§ YOUR OBJECTIVE:
Write the lines out again, from the top of the material to the line containing "import matplotlib.transforms as mtransforms", pictures excluded.

>> Start

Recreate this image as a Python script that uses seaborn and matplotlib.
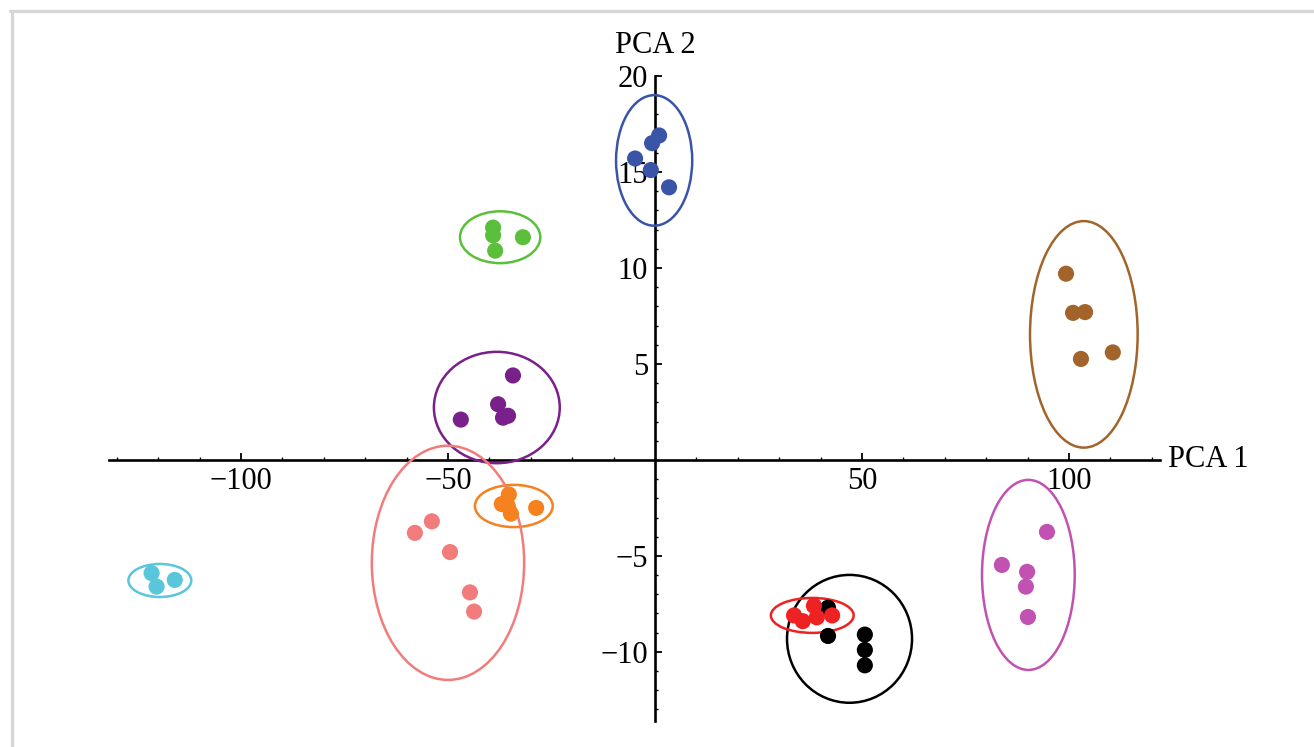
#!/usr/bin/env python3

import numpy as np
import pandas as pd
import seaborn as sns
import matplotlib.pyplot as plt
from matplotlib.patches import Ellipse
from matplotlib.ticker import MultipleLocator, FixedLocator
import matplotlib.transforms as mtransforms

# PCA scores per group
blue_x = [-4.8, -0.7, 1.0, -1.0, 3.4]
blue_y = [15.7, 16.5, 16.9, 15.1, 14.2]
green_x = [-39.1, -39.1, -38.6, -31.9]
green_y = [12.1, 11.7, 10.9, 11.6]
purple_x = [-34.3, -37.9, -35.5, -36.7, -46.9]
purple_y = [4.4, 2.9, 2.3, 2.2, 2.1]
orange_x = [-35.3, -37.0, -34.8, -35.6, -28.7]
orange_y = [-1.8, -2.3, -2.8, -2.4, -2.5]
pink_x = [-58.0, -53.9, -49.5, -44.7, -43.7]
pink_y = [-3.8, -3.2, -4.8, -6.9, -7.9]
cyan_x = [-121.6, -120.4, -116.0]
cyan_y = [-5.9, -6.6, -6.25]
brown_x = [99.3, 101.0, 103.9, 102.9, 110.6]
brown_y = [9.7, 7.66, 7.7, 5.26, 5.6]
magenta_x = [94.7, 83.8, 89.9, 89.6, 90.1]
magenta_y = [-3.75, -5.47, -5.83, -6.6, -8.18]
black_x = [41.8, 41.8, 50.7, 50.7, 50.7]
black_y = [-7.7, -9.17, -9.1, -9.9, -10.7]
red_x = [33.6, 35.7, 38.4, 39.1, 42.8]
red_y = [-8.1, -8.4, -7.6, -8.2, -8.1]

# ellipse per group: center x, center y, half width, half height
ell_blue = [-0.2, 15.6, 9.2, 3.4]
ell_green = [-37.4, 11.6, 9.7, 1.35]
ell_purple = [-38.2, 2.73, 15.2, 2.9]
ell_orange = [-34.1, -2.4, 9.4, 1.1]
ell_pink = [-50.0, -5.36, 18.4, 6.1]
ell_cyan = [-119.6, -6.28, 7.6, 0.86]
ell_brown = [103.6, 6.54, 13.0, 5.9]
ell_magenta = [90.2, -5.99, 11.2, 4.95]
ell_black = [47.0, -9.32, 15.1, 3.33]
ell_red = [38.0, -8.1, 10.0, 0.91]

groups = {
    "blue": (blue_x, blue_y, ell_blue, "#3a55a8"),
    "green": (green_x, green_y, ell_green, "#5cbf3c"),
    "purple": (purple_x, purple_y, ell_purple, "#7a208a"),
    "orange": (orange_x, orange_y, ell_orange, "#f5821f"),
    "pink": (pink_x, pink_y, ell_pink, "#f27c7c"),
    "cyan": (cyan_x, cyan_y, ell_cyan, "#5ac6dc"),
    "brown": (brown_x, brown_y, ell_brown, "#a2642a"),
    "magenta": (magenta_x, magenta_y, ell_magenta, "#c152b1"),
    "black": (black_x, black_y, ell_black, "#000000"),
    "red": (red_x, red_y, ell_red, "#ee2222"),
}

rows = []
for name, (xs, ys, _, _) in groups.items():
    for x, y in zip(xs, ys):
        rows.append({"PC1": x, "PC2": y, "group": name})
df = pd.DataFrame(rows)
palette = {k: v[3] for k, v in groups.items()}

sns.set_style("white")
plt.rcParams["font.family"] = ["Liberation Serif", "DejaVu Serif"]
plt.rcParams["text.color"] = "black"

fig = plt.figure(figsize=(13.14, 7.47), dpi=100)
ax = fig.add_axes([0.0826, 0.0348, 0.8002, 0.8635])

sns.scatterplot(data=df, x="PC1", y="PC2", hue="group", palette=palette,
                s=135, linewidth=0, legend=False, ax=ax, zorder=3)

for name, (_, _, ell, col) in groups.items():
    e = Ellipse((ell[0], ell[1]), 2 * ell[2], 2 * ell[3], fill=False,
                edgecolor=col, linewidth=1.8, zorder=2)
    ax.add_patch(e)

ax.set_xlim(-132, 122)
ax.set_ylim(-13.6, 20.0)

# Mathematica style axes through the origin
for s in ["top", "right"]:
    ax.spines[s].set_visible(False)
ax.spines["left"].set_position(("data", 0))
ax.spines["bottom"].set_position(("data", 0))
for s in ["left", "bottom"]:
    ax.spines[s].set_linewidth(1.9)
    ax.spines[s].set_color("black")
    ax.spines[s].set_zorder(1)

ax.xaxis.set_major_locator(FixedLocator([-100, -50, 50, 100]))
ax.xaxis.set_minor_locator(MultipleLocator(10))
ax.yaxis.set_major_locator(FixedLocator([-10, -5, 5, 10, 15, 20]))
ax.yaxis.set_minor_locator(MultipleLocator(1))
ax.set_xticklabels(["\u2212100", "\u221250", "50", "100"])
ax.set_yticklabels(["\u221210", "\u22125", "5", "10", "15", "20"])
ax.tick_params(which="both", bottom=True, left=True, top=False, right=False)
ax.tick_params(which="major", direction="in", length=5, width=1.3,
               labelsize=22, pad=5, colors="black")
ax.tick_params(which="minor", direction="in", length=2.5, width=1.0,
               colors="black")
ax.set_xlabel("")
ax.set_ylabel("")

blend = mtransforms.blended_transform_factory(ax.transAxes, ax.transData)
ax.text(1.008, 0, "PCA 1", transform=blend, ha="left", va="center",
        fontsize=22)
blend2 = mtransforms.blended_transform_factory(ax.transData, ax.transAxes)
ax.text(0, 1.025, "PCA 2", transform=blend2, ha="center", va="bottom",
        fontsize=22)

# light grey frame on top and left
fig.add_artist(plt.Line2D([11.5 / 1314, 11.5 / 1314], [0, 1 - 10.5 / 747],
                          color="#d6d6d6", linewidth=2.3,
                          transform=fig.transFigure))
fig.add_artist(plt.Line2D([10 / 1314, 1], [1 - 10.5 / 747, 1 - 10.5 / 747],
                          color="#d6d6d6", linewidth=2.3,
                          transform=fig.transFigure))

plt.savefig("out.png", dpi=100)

>> End

§ SOLUTION BELOW:
Recreate this image as a Python script that uses seaborn and matplotlib.
#!/usr/bin/env python3

import numpy as np
import pandas as pd
import seaborn as sns
import matplotlib.pyplot as plt
from matplotlib.patches import Ellipse
from matplotlib.ticker import MultipleLocator, FixedLocator
import matplotlib.transforms as mtransforms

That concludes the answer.